Des partenariats possibles, de l’automobile aux obligations vertes
Ma Kai et Michel Sapin ont tous les deux souligné « la convergence » qui existe entre Made in China 2025, une initiative visant à améliorer globalement l’industrie chinoise – en fait, inspirée du plan allemand Industrie 4.0 – et le plan français d’Industrie du futur. Le dirigeant asiatique a plaidé pour un accroissement des coopérations et des investissements dans plusieurs secteurs : automobile, aéronautique, aérospatial, nucléaire, énergies renouvelables, environnement. De même dans les infrastructures, en développant les partenariats public-privé (PPP) dans son pays et le chantier du Grand Paris en France.

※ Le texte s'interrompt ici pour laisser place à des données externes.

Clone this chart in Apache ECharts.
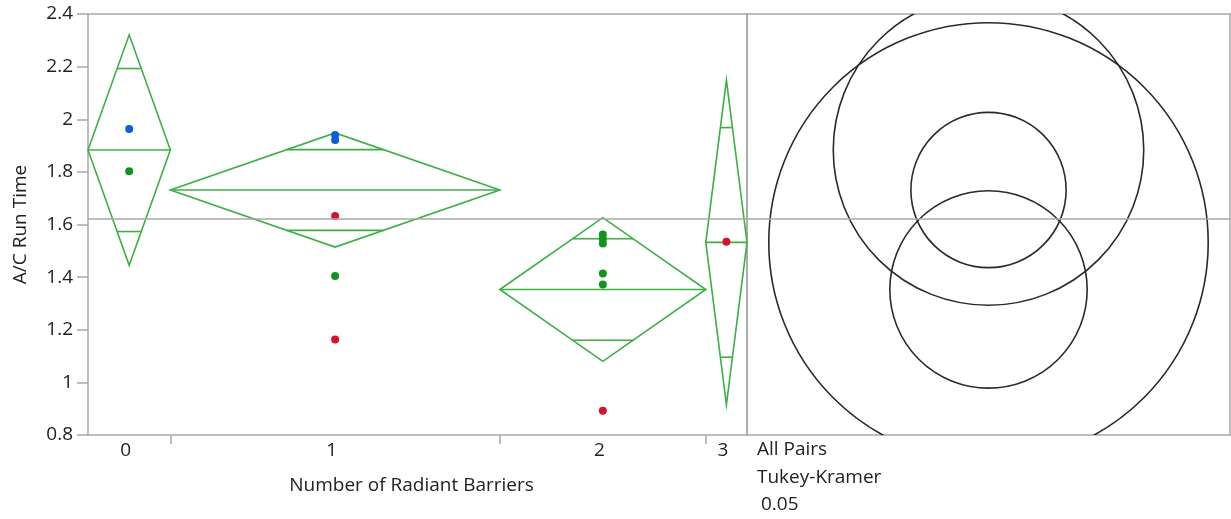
<!DOCTYPE html>
<html>
<head>
<meta charset="utf-8">
<script src="https://cdn.jsdelivr.net/npm/echarts@6/dist/echarts.min.js"></script>
<style>
  html, body { margin: 0; padding: 0; background: #fff; }
  #chart { width: 1231px; height: 519px; }
</style>
</head>
<body>
<div id="chart"></div>
<script>
// group data
const groupNames = ["0", "1", "2", "3"];
const groupSizes = [2, 8, 5, 1]; // diamond widths follow group size
const groupMeans = [1.883, 1.731, 1.353, 1.532];
const ciHalf = [0.438, 0.217, 0.273, 0.617];
const circleRadius = [0.59, 0.295, 0.375, 0.835];
const grandMean = 1.621;

// points: [group index, A/C run time]
const bluePoints = [[0, 1.963], [1, 1.94], [1, 1.921]];
const greenPoints = [[0, 1.802], [1, 1.404], [2, 1.562], [2, 1.545], [2, 1.528], [2, 1.414], [2, 1.372]];
const redPoints = [[1, 1.632], [1, 1.163], [2, 0.892], [3, 1.534]];

const yMin = 0.8, yMax = 2.4, yStep = 0.2;

// group boundaries along x
const starts = [];
let acc = 0;
groupSizes.forEach((n) => { starts.push(acc); acc += n; });
const total = acc;
const centers = groupSizes.map((n, i) => starts[i] + n / 2);
const bounds = starts.slice(1);

const FONT = "Open Sans";
const TXT = "#222";
const GRAY = "#a8a8a8";
const GREEN = "#3cb043";

const chart = echarts.init(document.getElementById("chart"));

function pts(list) {
  return list.map(([g, v]) => [centers[g], v]);
}

const grandLine = {
  silent: true,
  symbol: "none",
  label: { show: false },
  lineStyle: { color: GRAY, width: 1.5, type: "solid" },
  data: [{ yAxis: grandMean }],
};

chart.setOption({
  animation: false,
  textStyle: { fontFamily: FONT },
  grid: [
    { left: 88, top: 14, width: 659, height: 421, show: true, borderColor: GRAY, borderWidth: 1.5 },
    { left: 747, top: 14, width: 483, height: 421, show: true, borderColor: GRAY, borderWidth: 1.5 },
  ],
  xAxis: [
    {
      type: "value",
      gridIndex: 0,
      min: 0,
      max: total,
      axisLine: { show: false },
      splitLine: { show: false },
      axisTick: { show: true, length: 9, customValues: bounds, lineStyle: { color: GRAY, width: 1.5 } },
      axisLabel: {
        show: true,
        customValues: centers,
        margin: 6,
        color: TXT,
        fontSize: 19,
        fontFamily: FONT,
        padding: [0, 7, 0, 0],
        formatter: (v) => groupNames[centers.findIndex((c) => Math.abs(c - v) < 1e-6)],
      },
      name: "Number of Radiant Barriers",
      nameLocation: "middle",
      nameGap: 41,
      nameTextStyle: { color: TXT, fontSize: 19, fontFamily: FONT, padding: [0, 12, 0, 0] },
    },
    { type: "value", gridIndex: 1, min: -1, max: 1, show: false },
  ],
  yAxis: [
    {
      type: "value",
      gridIndex: 0,
      min: yMin,
      max: yMax,
      interval: yStep,
      axisLine: { show: false },
      splitLine: { show: false },
      axisTick: { show: true, length: 11, lineStyle: { color: GRAY, width: 1.5 } },
      axisLabel: { color: TXT, fontSize: 19, fontFamily: FONT, margin: 15 },
      name: "A/C Run Time",
      nameLocation: "middle",
      nameGap: 58,
      nameTextStyle: { color: TXT, fontSize: 19, fontFamily: FONT },
    },
    { type: "value", gridIndex: 1, min: yMin, max: yMax, show: false },
  ],
  graphic: [
    { type: "text", left: 757, top: 440, style: { text: "All Pairs", fill: TXT, font: "19px 'Open Sans'" } },
    { type: "text", left: 757, top: 468, style: { text: "Tukey-Kramer", fill: TXT, font: "19px 'Open Sans'" } },
    { type: "text", left: 761, top: 495, style: { text: "0.05", fill: TXT, font: "19px 'Open Sans'" } },
  ],
  series: [
    {
      // means diamonds
      type: "custom",
      xAxisIndex: 0,
      yAxisIndex: 0,
      encode: { x: [0, 1], y: [2] },
      data: groupMeans.map((m, i) => [starts[i], starts[i] + groupSizes[i], m, ciHalf[i]]),
      renderItem: (params, api) => {
        const x0 = api.value(0), x1 = api.value(1), m = api.value(2), h = api.value(3);
        const xc = (x0 + x1) / 2;
        const L = api.coord([x0, m]);
        const R = api.coord([x1, m]);
        const T = api.coord([xc, m + h]);
        const B = api.coord([xc, m - h]);
        const k = h / Math.SQRT2;
        const hw = ((R[0] - L[0]) / 2) * (1 - 1 / Math.SQRT2);
        const up = api.coord([xc, m + k]);
        const dn = api.coord([xc, m - k]);
        const st = { stroke: GREEN, lineWidth: 1.6, fill: "none" };
        return {
          type: "group",
          children: [
            { type: "polygon", shape: { points: [L, T, R, B] }, style: st },
            { type: "line", shape: { x1: L[0], y1: L[1], x2: R[0], y2: R[1] }, style: st },
            { type: "line", shape: { x1: up[0] - hw, y1: up[1], x2: up[0] + hw, y2: up[1] }, style: st },
            { type: "line", shape: { x1: dn[0] - hw, y1: dn[1], x2: dn[0] + hw, y2: dn[1] }, style: st },
          ],
        };
      },
      markLine: grandLine,
      z: 2,
    },
    {
      type: "scatter",
      xAxisIndex: 0,
      yAxisIndex: 0,
      symbolSize: 8,
      itemStyle: { color: "#0b5ed7", opacity: 1 },
      data: pts(bluePoints),
      z: 3,
    },
    {
      type: "scatter",
      xAxisIndex: 0,
      yAxisIndex: 0,
      symbolSize: 8,
      itemStyle: { color: "#12941c", opacity: 1 },
      data: pts(greenPoints),
      z: 3,
    },
    {
      type: "scatter",
      xAxisIndex: 0,
      yAxisIndex: 0,
      symbolSize: 8,
      itemStyle: { color: "#d2142d", opacity: 1 },
      data: pts(redPoints),
      z: 3,
    },
    {
      // comparison circles
      type: "custom",
      xAxisIndex: 1,
      yAxisIndex: 1,
      clip: true,
      encode: { x: 0, y: 1 },
      data: groupMeans.map((m, i) => [0, m, circleRadius[i]]),
      renderItem: (params, api) => {
        const m = api.value(1), r = api.value(2);
        const c = api.coord([0, m]);
        const top = api.coord([0, m + r]);
        return {
          type: "circle",
          shape: { cx: c[0], cy: c[1], r: c[1] - top[1] },
          style: { fill: "none", stroke: "#2a2a2a", lineWidth: 1.6 },
        };
      },
      markLine: grandLine,
    },
  ],
});
</script>
</body>
</html>
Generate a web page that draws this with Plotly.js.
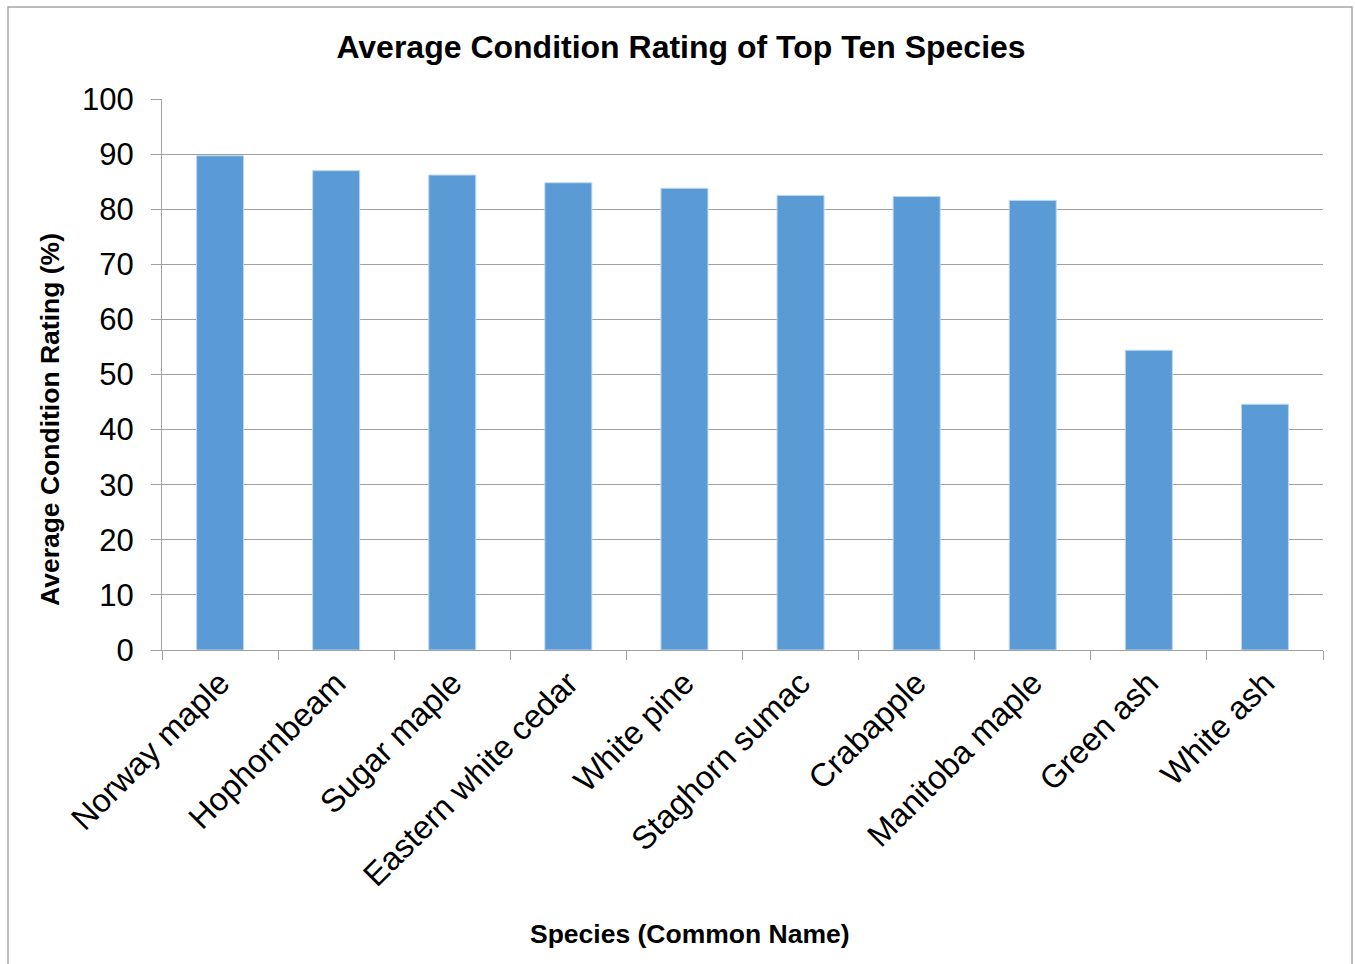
<!DOCTYPE html>
<html>
<head>
<meta charset="utf-8">
<script src="https://cdn.plot.ly/plotly-3.0.1.min.js"></script>
<style>html,body{margin:0;padding:0;background:#fff;}</style>
</head>
<body>
<div id="chart" style="width:1355px;height:964px;"></div>
<script>
const species = ["Norway maple", "Hophornbeam", "Sugar maple", "Eastern white cedar", "White pine",
  "Staghorn sumac", "Crabapple", "Manitoba maple", "Green ash", "White ash"];
const ratings = [89.7, 87.0, 86.2, 84.8, 83.8, 82.5, 82.3, 81.6, 54.4, 44.6];
const yTicks = [0, 10, 20, 30, 40, 50, 60, 70, 80, 90, 100];

const font = "Arial, 'Liberation Sans', sans-serif";

// plot area in pixels (for converting title positions)
const L = 162, R = 1323, T = 99, B = 650;
const px = v => (v - L) / (R - L);
const py = v => (B - v) / (B - T);

const trace = {
  type: "bar",
  x: species,
  y: ratings,
  marker: {color: "#5B9BD5", line: {color: "#BDD7EE", width: 1}},
  hoverinfo: "x+y"
};

const layout = {
  width: 1355, height: 964,
  paper_bgcolor: "#ffffff", plot_bgcolor: "#ffffff",
  margin: {l: L, r: 1355 - R, t: T, b: 964 - B},
  bargap: 0.595,
  showlegend: false,
  title: {
    text: "<b>Average Condition Rating of Top Ten Species</b>",
    font: {family: font, size: 32, color: "#000"},
    xref: "container", x: 681 / 1355, xanchor: "center",
    yref: "container", y: 1 - 47 / 964, yanchor: "middle"
  },
  xaxis: {
    type: "category",
    tickangle: -45,
    tickson: "boundaries",
    ticks: "outside", ticklen: 9, tickcolor: "#A0A0A0", tickwidth: 1,
    showline: true, linecolor: "#A0A0A0", linewidth: 1,
    showgrid: false,
    tickfont: {family: font, size: 32.5, color: "#000"},
    automargin: false
  },
  yaxis: {
    range: [0, 100],
    tickvals: yTicks,
    ticktext: yTicks.map(String),
    ticks: "outside", ticklen: 10, tickcolor: "#A0A0A0", tickwidth: 1,
    ticklabelstandoff: 11,
    showline: true, linecolor: "#A0A0A0", linewidth: 1,
    showgrid: true, gridcolor: "#A0A0A0", gridwidth: 1,
    zeroline: false,
    tickfont: {family: font, size: 31, color: "#000"},
    automargin: false
  },
  annotations: [
    {
      text: "<b>Species (Common Name)</b>",
      xref: "paper", yref: "paper", x: px(690), y: py(934),
      xanchor: "center", yanchor: "middle", showarrow: false,
      font: {family: font, size: 26.5, color: "#000"}
    },
    {
      text: "<b>Average Condition Rating (%)</b>",
      xref: "paper", yref: "paper", x: px(50), y: py(420),
      xanchor: "center", yanchor: "middle", showarrow: false, textangle: -90,
      font: {family: font, size: 26.5, color: "#000"}
    }
  ],
  shapes: [{
    type: "rect", xref: "paper", yref: "paper",
    x0: px(8), x1: px(1352),
    y0: py(980), y1: py(7),
    line: {color: "#A6A6A6", width: 1.5}, fillcolor: "rgba(0,0,0,0)", layer: "below"
  }]
};

Plotly.newPlot("chart", [trace], layout, {displayModeBar: false, responsive: false});
</script>
</body>
</html>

Avant l’arrivée de la délégation chinoise dans la capitale, la France avait annoncé son intention de profiter de ce dialogue économique et financier sur son sol pour promouvoir la place financière de Paris. Michel Sapin a clairement indiqué que la capitale avait une carte à jouer au sein de la zone euro dans le processus d’internationalisation du renminbi (RMB). De son côté, le coprésident chinois du quatrième dialogue a indiqué l’entente entre les deux parties pour étendre la coopération financière à des nouveaux domaines, comme les obligations vertes. Une préoccupation rejoignant ainsi le souci écologique de la France, organisateur de la Cop 21 sur les changements climatiques, en septembre dernier.
Selon Michel Sapin, à Bercy, le climat a fait l’objet de « discussions nourries », qui ont, notamment, abouti à une volonté commune de « faire fructifier la dynamique » de l’accord de Paris, en promouvant la finance verte. Sur ce segment également, a-t-il indiqué, « la France a des atouts incontestables ».